Stroke 1- (Piston Movement Top to Bottom) The Piston moves from Top to Bottom of the Cylinder. The Intake value is left open when this happens. The result, a cold mixture of gaseous petrol & air is sucked in from outside as the piston moves down. When the piston reaches the bottom of the cylinder it is full of the mixture. Now its ready for Stroke 2

Stroke 2- (Piston Movement Bottom to Top) The intake value is now closed. The Piston moves upwards compressing the Petrol air mixture to a tiny space as shown in the figure.

Stroke 3 - (Piston Movement Top to Bottom) The Spark Plug fires a spark and BANG!!!!!. The Spark causes the petrol air mixture to explode casuing a sudden expansion of gases exerting a massive power inside the cylinder. The force results in the movement of the only movable part inside the cylinder (The Piston) to move downwards making the crankshaft turn & deliver power to the wheels.

Stroke 4 - ( Piston Movement Bottom to Top) The Exhaust Value opens and as the piston is pushed upwards the exhaust gases leaves the chamber as the piston comes to the top and the exhaust value closes.  Now its ready to do Stroke 1 again.

Theses four strokes combined is athermodynamic cycle called "Otto Cycle". The cycle continues over and over and over again at a speed enough to create thousands of revolutions per minute.

 




Sub Section 3 - Functionality Aids



Basic Air Filter Location
Ok.. Since we talked about what happens inside the Engine... Lets talk about other basic functionality which helps an engine work, Starting with how the air gets into the engine.

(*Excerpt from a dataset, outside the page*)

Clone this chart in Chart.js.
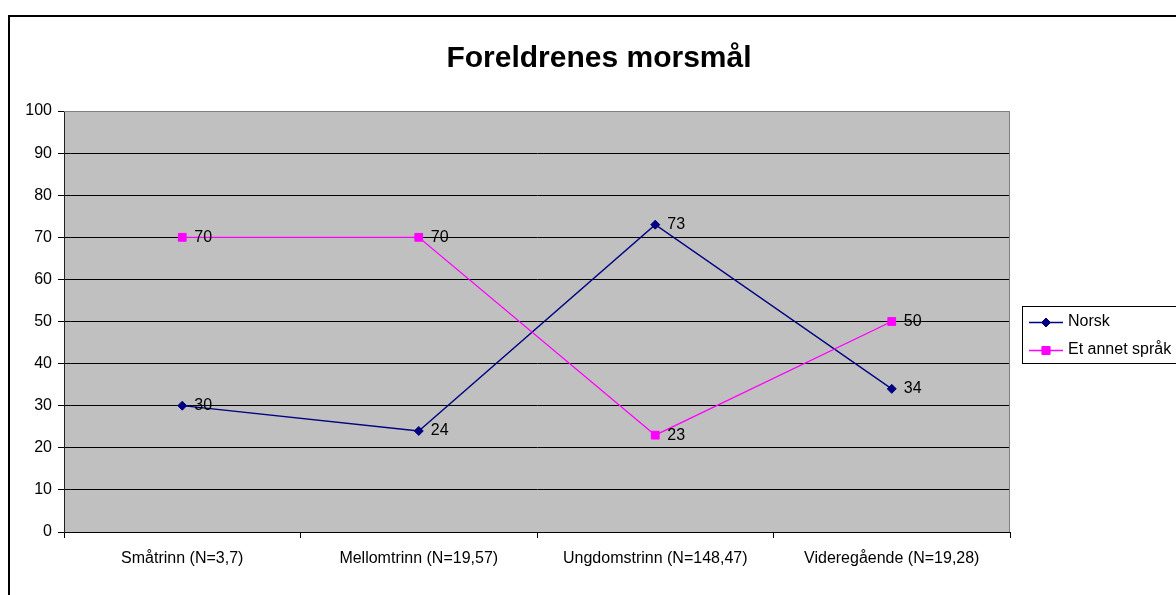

The atmosphere around us is filled with dust particles and basically all sorts of stuff which can cause damage to the engine. The best way to prevent this is to ensure that the breathing system of the car is fixed to an air filter. Every car has air filter.



Carburetor

So once the air gets filtered in through the air filter, it then has to be mixed in with petrol in order to form the explodable formula. This job is done by a carburetor. The petrol is atomized into the air in the carburetor to form the petrol air mixture, which is then fed into the intake system. In modern day cars however they use a system called EFI (Electronic Fuel Injection System), where the petrol is injected into the intake pipe just before the entrance into the cylinder and atomized there.This method is actually more fuel efficient.





Spark Plug
The spark plug is the ingenious device which creates the spark that causes the explosion in the engine. Its kind of like the detonation switch in a bomb. Seems like a easy process yeah.......Not really. The park plug actually needs a voltage of at least 10,000 volts to create a  spark. So considering that our mains only carry a voltage of 240 volts which is pretty much enough to shock us or even kill us, I don't think you'd want to go near a spark plug..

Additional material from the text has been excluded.